### Provided material
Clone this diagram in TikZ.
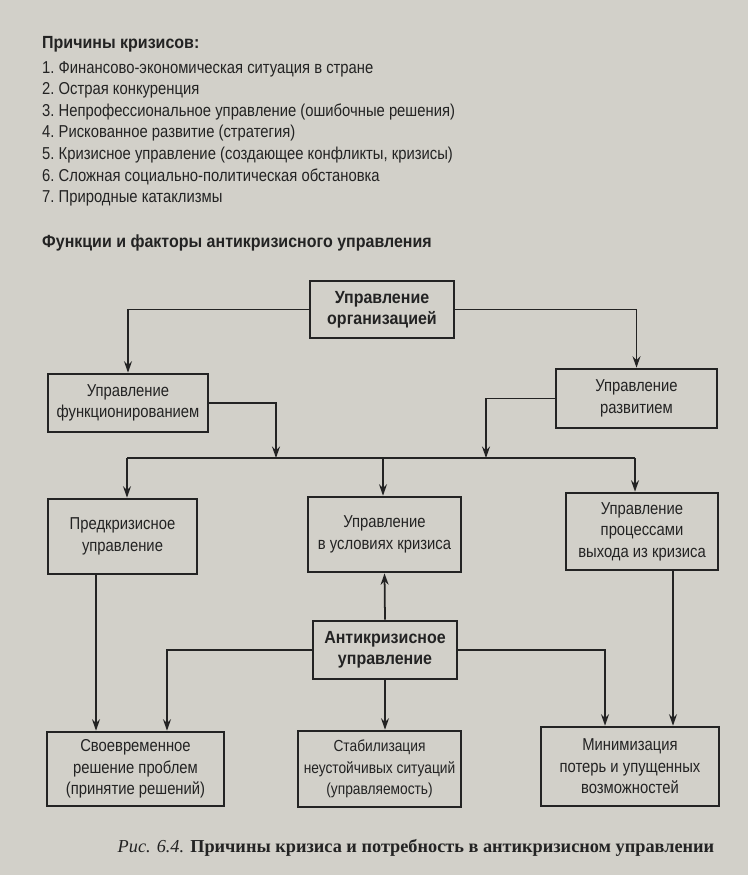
\documentclass[tikz,border=0pt]{standalone}
\usepackage{fontspec}
\setmainfont{Liberation Sans}[FakeStretch=0.86]
\newfontfamily\headfont{Liberation Sans}[FakeStretch=0.91]
\newfontfamily\capfont{Liberation Serif}
\usetikzlibrary{arrows.meta}
\definecolor{paper}{RGB}{210,208,201}
\definecolor{ink}{RGB}{35,35,35}

\begin{document}
\begin{tikzpicture}[x=0.02cm, y=-0.02cm, >={Stealth[length=6.5pt, width=4.5pt]},
    font=\fontsize{9.8}{12.2}\selectfont, color=ink]
    \fill[paper] (0,0) rectangle (748,875);
    \useasboundingbox (0,0) rectangle (748,875);
    \node[right, font=\headfont\fontsize{10}{12.2}\selectfont\bfseries] (causes) at (36, 44) {Причины кризисов:};
    \foreach \cause [count=\i] in {Финансово-экономическая ситуация в стране,
        Острая конкуренция,
        Непрофессиональное управление (ошибочные решения),
        Рискованное развитие (стратегия),
        {Кризисное управление (создающее конфликты, кризисы)},
        Сложная социально-политическая обстановка,
        Природные катаклизмы}
      \node[right] (cause\i) at (36, 47.5+21.5*\i) {\i.\ \cause};
    \node[right, font=\headfont\fontsize{10}{12.2}\selectfont\bfseries] (factors) at (36, 243) {Функции и факторы антикризисного управления};
    \begin{scope}[every node/.style = {draw, line width=1.5pt, align=center, inner sep=2pt}]
      \node[minimum width=2.88cm, minimum height=1.14cm, font=\headfont\fontsize{10}{12.2}\selectfont\bfseries]
        (org) at (382, 309.5) {Управление\\организацией};
      \node[minimum width=3.20cm, minimum height=1.16cm] (func)   at (128, 403)   {Управление\\функционированием};
      \node[minimum width=3.22cm, minimum height=1.18cm] (razv)   at (636.5, 398.5) {Управление\\развитием};
      \node[minimum width=2.98cm, minimum height=1.50cm] (pred)   at (122.5, 536.5) {Предкризисное\\управление};
      \node[minimum width=3.06cm, minimum height=1.50cm] (krizis) at (384.5, 534.5) {Управление\\в условиях кризиса};
      \node[minimum width=3.04cm, minimum height=1.54cm] (vyhod)  at (642, 531.5) {Управление\\процессами\\выхода из кризиса};
      \node[minimum width=2.88cm, minimum height=1.16cm, font=\headfont\fontsize{10}{12.2}\selectfont\bfseries]
        (anti) at (385, 650) {Антикризисное\\управление};
      \node[minimum width=3.54cm, minimum height=1.48cm] (svoevr) at (135.5, 769) {Своевременное\\решение проблем\\(принятие решений)};
      \node[minimum width=3.26cm, minimum height=1.52cm, inner xsep=0.5pt, font=\fontsize{9.1}{12.2}\selectfont]
        (stab) at (379.5, 769) {Стабилизация\\неустойчивых ситуаций\\(управляемость)};
      \node[minimum width=3.56cm, minimum height=1.58cm] (minim)  at (630, 766.5) {Минимизация\\потерь и упущенных\\возможностей};
    \end{scope}
    \coordinate (busL) at (276, 458);
    \coordinate (busR) at (486, 458);
    \coordinate (bus1) at (127, 458);
    \coordinate (bus2) at (383, 458);
    \coordinate (bus3) at (635, 458);
    \begin{scope}[line width=1pt]
      \draw[->] (org.west) -| (func.north);
      \draw[->] (org.east) -| (razv.north);
      \draw[->] (func.east) -| (busL);
      \draw[->] (razv.west) -| (busR);
      \draw (bus1) to (bus3);
      \draw[->] (bus1) to (bus1 |- pred.north);
      \draw[->] (bus2) to (bus2 |- krizis.north);
      \draw[->] (bus3) to (bus3 |- vyhod.north);
      \draw[->] ([xshift=-0.53cm]pred.south) to ([xshift=-0.53cm]pred.south |- svoevr.north);
      \draw[->] ([xshift=0.62cm]vyhod.south) to ([xshift=0.62cm]vyhod.south |- minim.north);
      \draw[->] (anti.north) to (krizis.south);
      \draw[->] (anti.west) -| ([xshift=0.63cm]svoevr.north);
      \draw[->] (anti.south) to (anti.south |- stab.north);
      \draw[->] (anti.east) -| ([xshift=-0.5cm]minim.north);
    \end{scope}
    \node[font=\capfont\fontsize{10.4}{12}\selectfont] (caption) at (416, 848)
      {\textit{Рис. 6.4.} \textbf{Причины кризиса и потребность в антикризисном управлении}};
  \end{tikzpicture}
\end{document}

### Problem
Repeat the data in full and exactly. Omit pictures.

### Reply
Clone this diagram in TikZ.
\documentclass[tikz,border=0pt]{standalone}
\usepackage{fontspec}
\setmainfont{Liberation Sans}[FakeStretch=0.86]
\newfontfamily\headfont{Liberation Sans}[FakeStretch=0.91]
\newfontfamily\capfont{Liberation Serif}
\usetikzlibrary{arrows.meta}
\definecolor{paper}{RGB}{210,208,201}
\definecolor{ink}{RGB}{35,35,35}

\begin{document}
\begin{tikzpicture}[x=0.02cm, y=-0.02cm, >={Stealth[length=6.5pt, width=4.5pt]},
    font=\fontsize{9.8}{12.2}\selectfont, color=ink]
    \fill[paper] (0,0) rectangle (748,875);
    \useasboundingbox (0,0) rectangle (748,875);
    \node[right, font=\headfont\fontsize{10}{12.2}\selectfont\bfseries] (causes) at (36, 44) {Причины кризисов:};
    \foreach \cause [count=\i] in {Финансово-экономическая ситуация в стране,
        Острая конкуренция,
        Непрофессиональное управление (ошибочные решения),
        Рискованное развитие (стратегия),
        {Кризисное управление (создающее конфликты, кризисы)},
        Сложная социально-политическая обстановка,
        Природные катаклизмы}
      \node[right] (cause\i) at (36, 47.5+21.5*\i) {\i.\ \cause};
    \node[right, font=\headfont\fontsize{10}{12.2}\selectfont\bfseries] (factors) at (36, 243) {Функции и факторы антикризисного управления};
    \begin{scope}[every node/.style = {draw, line width=1.5pt, align=center, inner sep=2pt}]
      \node[minimum width=2.88cm, minimum height=1.14cm, font=\headfont\fontsize{10}{12.2}\selectfont\bfseries]
        (org) at (382, 309.5) {Управление\\организацией};
      \node[minimum width=3.20cm, minimum height=1.16cm] (func)   at (128, 403)   {Управление\\функционированием};
      \node[minimum width=3.22cm, minimum height=1.18cm] (razv)   at (636.5, 398.5) {Управление\\развитием};
      \node[minimum width=2.98cm, minimum height=1.50cm] (pred)   at (122.5, 536.5) {Предкризисное\\управление};
      \node[minimum width=3.06cm, minimum height=1.50cm] (krizis) at (384.5, 534.5) {Управление\\в условиях кризиса};
      \node[minimum width=3.04cm, minimum height=1.54cm] (vyhod)  at (642, 531.5) {Управление\\процессами\\выхода из кризиса};
      \node[minimum width=2.88cm, minimum height=1.16cm, font=\headfont\fontsize{10}{12.2}\selectfont\bfseries]
        (anti) at (385, 650) {Антикризисное\\управление};
      \node[minimum width=3.54cm, minimum height=1.48cm] (svoevr) at (135.5, 769) {Своевременное\\решение проблем\\(принятие решений)};
      \node[minimum width=3.26cm, minimum height=1.52cm, inner xsep=0.5pt, font=\fontsize{9.1}{12.2}\selectfont]
        (stab) at (379.5, 769) {Стабилизация\\неустойчивых ситуаций\\(управляемость)};
      \node[minimum width=3.56cm, minimum height=1.58cm] (minim)  at (630, 766.5) {Минимизация\\потерь и упущенных\\возможностей};
    \end{scope}
    \coordinate (busL) at (276, 458);
    \coordinate (busR) at (486, 458);
    \coordinate (bus1) at (127, 458);
    \coordinate (bus2) at (383, 458);
    \coordinate (bus3) at (635, 458);
    \begin{scope}[line width=1pt]
      \draw[->] (org.west) -| (func.north);
      \draw[->] (org.east) -| (razv.north);
      \draw[->] (func.east) -| (busL);
      \draw[->] (razv.west) -| (busR);
      \draw (bus1) to (bus3);
      \draw[->] (bus1) to (bus1 |- pred.north);
      \draw[->] (bus2) to (bus2 |- krizis.north);
      \draw[->] (bus3) to (bus3 |- vyhod.north);
      \draw[->] ([xshift=-0.53cm]pred.south) to ([xshift=-0.53cm]pred.south |- svoevr.north);
      \draw[->] ([xshift=0.62cm]vyhod.south) to ([xshift=0.62cm]vyhod.south |- minim.north);
      \draw[->] (anti.north) to (krizis.south);
      \draw[->] (anti.west) -| ([xshift=0.63cm]svoevr.north);
      \draw[->] (anti.south) to (anti.south |- stab.north);
      \draw[->] (anti.east) -| ([xshift=-0.5cm]minim.north);
    \end{scope}
    \node[font=\capfont\fontsize{10.4}{12}\selectfont] (caption) at (416, 848)
      {\textit{Рис. 6.4.} \textbf{Причины кризиса и потребность в антикризисном управлении}};
  \end{tikzpicture}
\end{document}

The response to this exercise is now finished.